Transposição: Reestabelecendo a Verdade
Por Cássio Borges
No último dia 21 de março, por iniciativa do Dep. Federal João Alfredo, foi promovido, na Assembléia Legislativa, um democrático debate sobre o polemizado Projeto de Interligação de Bacias do Rio São Francisco com as Bacias do Nordeste Setentrional. Foram convidados, como expositores, o professor João Abner Júnior, da UFRN, um dos maiores críticos deste empreendimento, que se pronunciou contra e este articulista a favor. Como debatedor do tema, falou o engenheiro Francisco Teixeira, do Ministério da Integração Nacional.

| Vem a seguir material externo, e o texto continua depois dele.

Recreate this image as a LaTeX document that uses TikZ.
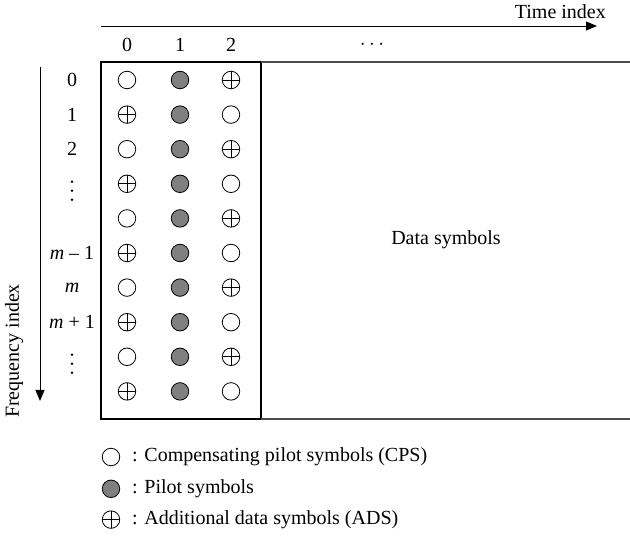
\documentclass[tikz,border=0pt]{standalone}
\usepackage{fontspec}
\setmainfont{Liberation Serif}
\usetikzlibrary{arrows.meta,positioning}

\tikzset{
  sym/.style={circle, draw, line width=0.8pt, minimum size=17.5pt, inner sep=0pt},
  cps/.style={sym, fill=white},
  pil/.style={sym, fill=gray!100!black},
  ads/.style={sym, path picture={
      \draw[line width=0.8pt] (path picture bounding box.north) -- (path picture bounding box.south)
        (path picture bounding box.west) -- (path picture bounding box.east);}},
  lbl/.style={inner sep=2pt},
  vdotsmark/.style={minimum width=4pt, minimum height=22pt, inner sep=0pt, path picture={
      \foreach \k in {-9,0,9}
        \fill ([yshift=\k pt]path picture bounding box.center) circle (1.3pt);}},
  axis/.style={line width=0.9pt, -{Triangle[length=11pt,width=9pt]}},
}

\begin{document}
\begin{tikzpicture}[x=1pt, y=-1pt, font=\fontsize{20}{24}\selectfont]
\useasboundingbox (0,0) rectangle (630,537);

% axes
\coordinate (tStart) at (101,26);
\coordinate (tEnd) at (597,26);
\coordinate (fStart) at (40,67);
\coordinate (fEnd) at (40,401);
\draw[axis] (tStart) -- (tEnd);
\draw[axis] (fStart) -- (fEnd);
\node[lbl, anchor=east] (tlabel) at (608,12) {Time index};
\node[lbl, rotate=90] (flabel) at (14,351) {Frequency index};

% column indices
\node[lbl] (c0) at (127,45) {0};
\node[lbl] (c1) at (180,45) {1};
\node[lbl] (c2) at (231,45) {2};
\node[lbl] (cdots) at (372,45) {$\cdots$};

% frame and data area
\coordinate (gridNW) at (101,62);
\coordinate (gridSE) at (261,419);
\coordinate (gridNE) at (261,62);
\coordinate (gridSW) at (101,419);
\coordinate (dataNE) at (631,62);
\coordinate (dataSE) at (631,419);
\draw[line width=1.3pt] (gridNW) rectangle (gridSE);
\draw[line width=1.1pt, black!70] (gridNE) -- (dataNE) (gridSE) -- (dataSE);
\node[lbl] (data) at (446,240) {Data symbols};

% row indices
\foreach \r/\lab in {0/0, 1/1, 2/2, 5/\textit{m} – 1, 6/\textit{m}, 7/\textit{m} + 1}
  \node[lbl] (r\r) at (72,80+34.6*\r) {\lab};
\foreach \r in {3,8}
  \node[vdotsmark] (r\r) at (72,87+34.6*\r) {};

% symbols
\foreach \r/\a/\b in {0/cps/ads, 1/ads/cps, 2/cps/ads, 3/ads/cps, 4/cps/ads,
                      5/ads/cps, 6/cps/ads, 7/ads/cps, 8/cps/ads, 9/ads/cps} {
  \node[\a] (s\r-0) at (127,80+34.6*\r) {};
  \node[pil] (s\r-1) at (180,80+34.6*\r) {};
  \node[\b] (s\r-2) at (231,80+34.6*\r) {};
}

% legend
\node[cps] (kcps) at (111,457) {};
\node[pil, below=13.5pt of kcps] (kpil) {};
\node[ads, below=12.5pt of kpil] (kads) {};
\node[lbl, right=19pt of kcps.center, anchor=west] (tcps) {: Compensating pilot symbols (CPS)};
\node[lbl, right=19pt of kpil.center, anchor=west] (tpil) {: Pilot symbols};
\node[lbl, right=19pt of kads.center, anchor=west] (tads) {: Additional data symbols (ADS)};
\end{tikzpicture}
\end{document}
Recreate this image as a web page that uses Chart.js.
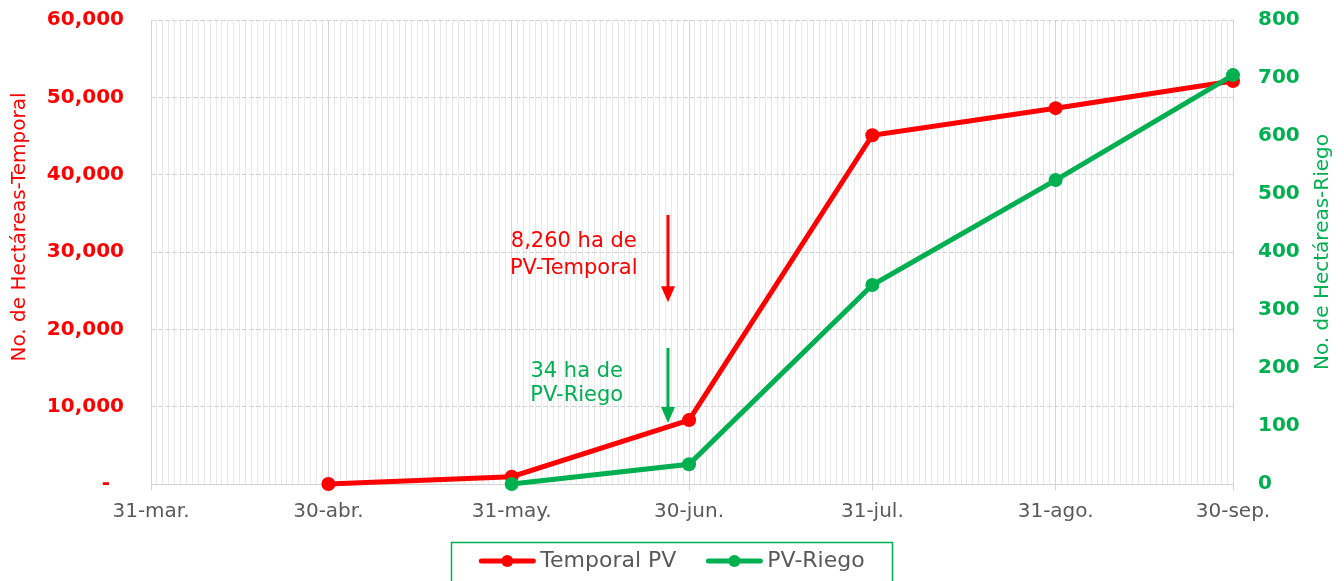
<!DOCTYPE html>
<html>
<head>
<meta charset="utf-8">
<script src="https://cdn.jsdelivr.net/npm/chart.js@4.4.0/dist/chart.umd.min.js"></script>
<style>
html,body{margin:0;padding:0;background:#ffffff;}
#c{display:block;}
</style>
</head>
<body>
<canvas id="c" width="1344" height="581"></canvas>
<script>
// ---- data ----
const startDate = '2024-03-31';
const tickDates = ['2024-03-31','2024-04-30','2024-05-31','2024-06-30','2024-07-31','2024-08-31','2024-09-30'];
const tickLabels = ['31-mar.','30-abr.','31-may.','30-jun.','31-jul.','31-ago.','30-sep.'];

const temporalLabel = 'Temporal PV';
const temporalDates = ['2024-04-30','2024-05-31','2024-06-30','2024-07-31','2024-08-31','2024-09-30'];
const temporalValues = [0, 950, 8260, 45100, 48600, 52100];

const riegoLabel = 'PV-Riego';
const riegoDates = ['2024-05-31','2024-06-30','2024-07-31','2024-08-31','2024-09-30'];
const riegoValues = [0, 34, 343, 524, 705];

const leftTitle = 'No. de Hectáreas-Temporal';
const rightTitle = 'No. de Hectáreas-Riego';

const noteTemporalLines = ['8,260 ha de', 'PV-Temporal'];
const noteRiegoLines = ['34 ha de', 'PV-Riego'];

// ---- helpers ----
const RED = '#FF0000';
const GREEN = '#00B050';
const GREY = '#595959';
const FONT = '"DejaVu Sans", sans-serif';
const dayOf = d => (Date.parse(d) - Date.parse(startDate)) / 86400000;
const tickDays = tickDates.map(dayOf);
const lastDay = tickDays[tickDays.length - 1];

const temporalPoints = temporalDates.map((d, i) => ({x: dayOf(d), y: temporalValues[i]}));
const riegoPoints = riegoDates.map((d, i) => ({x: dayOf(d), y: riegoValues[i]}));

// annotation anchors (data space: date, left-axis value)
const noteTemporal = {textX: '2024-06-10T12:00Z', textY: [31300, 27900], arrowX: '2024-06-26T12:00Z', arrowFrom: 34800, arrowTo: 23500};
const noteRiego = {textX: '2024-06-11T00:00Z', textY: [14600, 11400], arrowX: '2024-06-26T12:00Z', arrowFrom: 17600, arrowTo: 7900};

const isMajor = v => tickDays.indexOf(v) >= 0;

function drawArrow(ctx, x, y1, y2, color) {
  const head = 16, hw = 7;
  ctx.save();
  ctx.strokeStyle = color;
  ctx.fillStyle = color;
  ctx.lineWidth = 3;
  ctx.beginPath();
  ctx.moveTo(x, y1);
  ctx.lineTo(x, y2 - head + 1);
  ctx.stroke();
  ctx.beginPath();
  ctx.moveTo(x - hw, y2 - head);
  ctx.lineTo(x + hw, y2 - head);
  ctx.lineTo(x, y2);
  ctx.closePath();
  ctx.fill();
  ctx.restore();
}

const extrasPlugin = {
  id: 'extras',
  afterDatasetsDraw(chart) {
    const ctx = chart.ctx;
    const xs = chart.scales.x, ys = chart.scales.y;
    ctx.save();
    ctx.font = '21px ' + FONT;
    ctx.textAlign = 'center';
    ctx.textBaseline = 'middle';
    [[noteTemporal, noteTemporalLines, RED], [noteRiego, noteRiegoLines, GREEN]].forEach(([n, lines, col]) => {
      ctx.fillStyle = col;
      const tx = xs.getPixelForValue(dayOf(n.textX));
      lines.forEach((t, i) => ctx.fillText(t, tx, ys.getPixelForValue(n.textY[i])));
      drawArrow(ctx, Math.round(xs.getPixelForValue(dayOf(n.arrowX))), ys.getPixelForValue(n.arrowFrom), ys.getPixelForValue(n.arrowTo), col);
    });
    ctx.restore();
  },
  afterDraw(chart) {
    const ctx = chart.ctx;
    const area = chart.chartArea;
    const midY = (area.top + area.bottom) / 2;
    ctx.save();
    // axis titles (both read bottom-to-top)
    ctx.font = '20px ' + FONT;
    ctx.textAlign = 'center';
    ctx.textBaseline = 'middle';
    ctx.fillStyle = RED;
    ctx.save();
    ctx.translate(20, midY - 25);
    ctx.rotate(-Math.PI / 2);
    ctx.fillText(leftTitle, 0, 0);
    ctx.restore();
    ctx.fillStyle = GREEN;
    ctx.save();
    ctx.translate(chart.width - 21, midY);
    ctx.rotate(-Math.PI / 2);
    ctx.fillText(rightTitle, 0, 0);
    ctx.restore();

    // legend
    const items = chart.data.datasets.slice().sort((a, b) => a.legendIndex - b.legendIndex);
    ctx.font = '22px ' + FONT;
    const sample = 56, gap = 5, spacing = 30, pad = 28;
    const widths = items.map(ds => sample + gap + ctx.measureText(ds.label).width);
    const total = widths.reduce((a, b) => a + b, 0) + spacing * (items.length - 1);
    let x = chart.width / 2 - total / 2;
    const ly = 561;
    ctx.strokeStyle = GREEN;
    ctx.lineWidth = 1.5;
    ctx.strokeRect(Math.round(x - pad) + 0.5, 542.5, Math.round(total + 2 * pad), 45);
    ctx.textBaseline = 'middle';
    items.forEach((ds, i) => {
      ctx.strokeStyle = ds.borderColor;
      ctx.fillStyle = ds.borderColor;
      ctx.lineWidth = 5;
      ctx.lineCap = 'round';
      ctx.beginPath();
      ctx.moveTo(x + 2, ly);
      ctx.lineTo(x + sample - 2, ly);
      ctx.stroke();
      ctx.beginPath();
      ctx.arc(x + sample / 2, ly, 6, 0, Math.PI * 2);
      ctx.fill();
      ctx.fillStyle = GREY;
      ctx.textAlign = 'left';
      ctx.fillText(ds.label, x + sample + gap, ly);
      x += widths[i] + spacing;
    });
    ctx.restore();
  }
};

const chart = new Chart(document.getElementById('c'), {
  type: 'line',
  data: {
    datasets: [
      {
        label: temporalLabel, legendIndex: 0, data: temporalPoints, yAxisID: 'y',
        borderColor: RED, backgroundColor: RED, pointBackgroundColor: RED, pointBorderColor: RED,
        borderWidth: 5, pointRadius: 7, pointBorderWidth: 0, tension: 0, clip: false, order: 2
      },
      {
        label: riegoLabel, legendIndex: 1, data: riegoPoints, yAxisID: 'y1',
        borderColor: GREEN, backgroundColor: GREEN, pointBackgroundColor: GREEN, pointBorderColor: GREEN,
        borderWidth: 5, pointRadius: 7, pointBorderWidth: 0, tension: 0, clip: false, order: 1
      }
    ]
  },
  options: {
    responsive: false,
    animation: false,
    devicePixelRatio: 1,
    layout: {padding: {top: 20, left: 0, right: 0, bottom: 40}},
    plugins: {legend: {display: false}, tooltip: {enabled: false}},
    scales: {
      x: {
        type: 'linear', min: 0, max: lastDay,
        afterBuildTicks: s => { const t = []; for (let i = 0; i <= lastDay; i++) t.push({value: i}); s.ticks = t; },
        afterFit: s => { s.height = 57; },
        ticks: {
          autoSkip: false, maxRotation: 0, minRotation: 0, padding: 10,
          color: GREY, font: {family: FONT, size: 20},
          callback: v => { const i = tickDays.indexOf(v); return i >= 0 ? tickLabels[i] : ''; }
        },
        grid: {
          color: c => isMajor(c.tick && c.tick.value) ? '#d4d4d4' : '#e9e9e9',
          tickColor: c => isMajor(c.tick && c.tick.value) ? '#d4d4d4' : 'rgba(0,0,0,0)',
          tickLength: 6, lineWidth: 1
        },
        border: {display: true, color: '#d4d4d4', width: 1}
      },
      y: {
        position: 'left', min: 0, max: 60000,
        afterFit: s => { s.width = 151; },
        ticks: {
          stepSize: 10000, padding: 0, color: RED, font: {family: FONT, size: 20, weight: 'bold'},
          callback: v => v === 0 ? '-  ' : v.toLocaleString('en-US')
        },
        grid: {color: '#d4d4d4', drawTicks: true, tickLength: 27, tickColor: 'rgba(0,0,0,0)', lineWidth: 1},
        border: {display: false, dash: [5, 2]}
      },
      y1: {
        position: 'right', min: 0, max: 800,
        afterFit: s => { s.width = 111; },
        ticks: {stepSize: 100, padding: 0, color: GREEN, font: {family: FONT, size: 20, weight: 'bold'}},
        grid: {drawOnChartArea: false, drawTicks: true, tickLength: 25, tickColor: 'rgba(0,0,0,0)'},
        border: {display: false}
      }
    }
  },
  plugins: [extrasPlugin]
});
</script>
</body>
</html>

Um dos argumentos do professor João Abner, para justificar seu posicionamento contrário a este projeto, é que, após as águas serem bombeadas do Rio São Francisco e lançadas nos leitos secos dos rios intermitentes, elas irão se perder, em grande parte, por infiltração e evaporação, podendo, assim, comprometer social e economicamente os objetivos do empreendimento. Tal fato não deverá ocorrer numa magnitude que possa inviabilizar os objetivos do projeto. Cito como exemplo o açude Orós que, desde o ano de 1978, com seus 12 m3/s de vazão regularizada, perenizou mais de 300 quilômetros do Rio Jaguaribe, até sua foz.
A vazão a ser importada do Rio São Francisco será de 26 m3/s, valor este equivalente a duas vezes a vazão regularizada do açude Orós que, como foi dito, é de 12 m3/s. Portanto, pode-se dizer que 26 m3/s, divididos em dois canais, chamados Eixo Norte e Eixo Sul, representam os benefícios gerados por duas barragens do porte do açude Orós. Como o bombeamento dessas águas deverá ser contínuo (a não ser em épocas de chuvas), elas se infiltram nos mantos porosos, formando um lençol freático subterrâneo que, com o tempo, tendem ao equilíbrio, compensando as perdas por evaporação. Podem, inclusive, serem usadas, ao longo dos rios perenizados, como água útil para o consumo humano e animal, que é o objetivo principal desse projeto. Tanto isto é verdadeiro que o açude Orós nunca deixou de cumprir as suas finalidades, apesar dos muitos usuários de água ao longo dos seus 300 quilômetros perenizados, proporcionando, inclusive, a alimentação, de forma eficaz e econômica, do rico lençol subterrâneo do Baixo Jaguaribe. Também, jamais faltou água para as cidades ribeirinhas, mesmo nos períodos mais críticos de estiagens. Foi por isso que, na seca de 1993, foi possível transferir 6 m3/s de água do Rio Jaguaribe, ou, mais precisamente, do açude Orós, para a Região Metropolitana de Fortaleza. Pelo visto, carece de maior fundamentação o argumento do professor João Abner de que a obra seria inviabilizada pelas perdas por infiltração e evaporação ao longo dos rios que serão perenizados por água do Rio São Francisco.
Na oportunidade do debate, citado no início deste artigo, fiz referência à vazão de 360 m3/s que, segundo o Comitê do Vale do Rio São Francisco, seria o valor máximo disponível, no baixo curso daquele rio, para fins de irrigação, industriais e abastecimento urbano e rural. Ora, o Rio São Francisco tem um histórico de vazões mínimas em sua foz, desde a época do descobrimento do Brasil, ou seja, mesmo antes de qualquer obra reguladora de vazões em seu curso, da ordem de 690 m3/s. Como, então, aceitar ser de apenas 360 m3/s a vazão máxima disponível, se só a barragem de Sobradinho oferece a garantia de uma vazão de 2.060 m3/s? Considero, portanto, no estirão entre a referida barragem e o mar, a vazão máxima garantida disponível do Rio São Francisco é, de fato, no mínimo, de 2060 m3/s, sem levar em consideração as contribuições dos afluentes a jusante de Sobradinho. Isto é indiscutível! No meu entendimento, essa vazão de 360 m3/s não passa de uma “armação” visando criar mais um obstáculo para os chamados estados doadores se oporem ao projeto do Ministério da Integração Nacional que, dos 2060 m3/s, pretende retirar a ínfima parcela de 26 m3/s, com o nobre e necessário objetivo de acabar de vez com o flagelo das secas nordestinas, que tantos prejuízos acarretam, não apenas à região diretamente afetada, mas à Nação toda.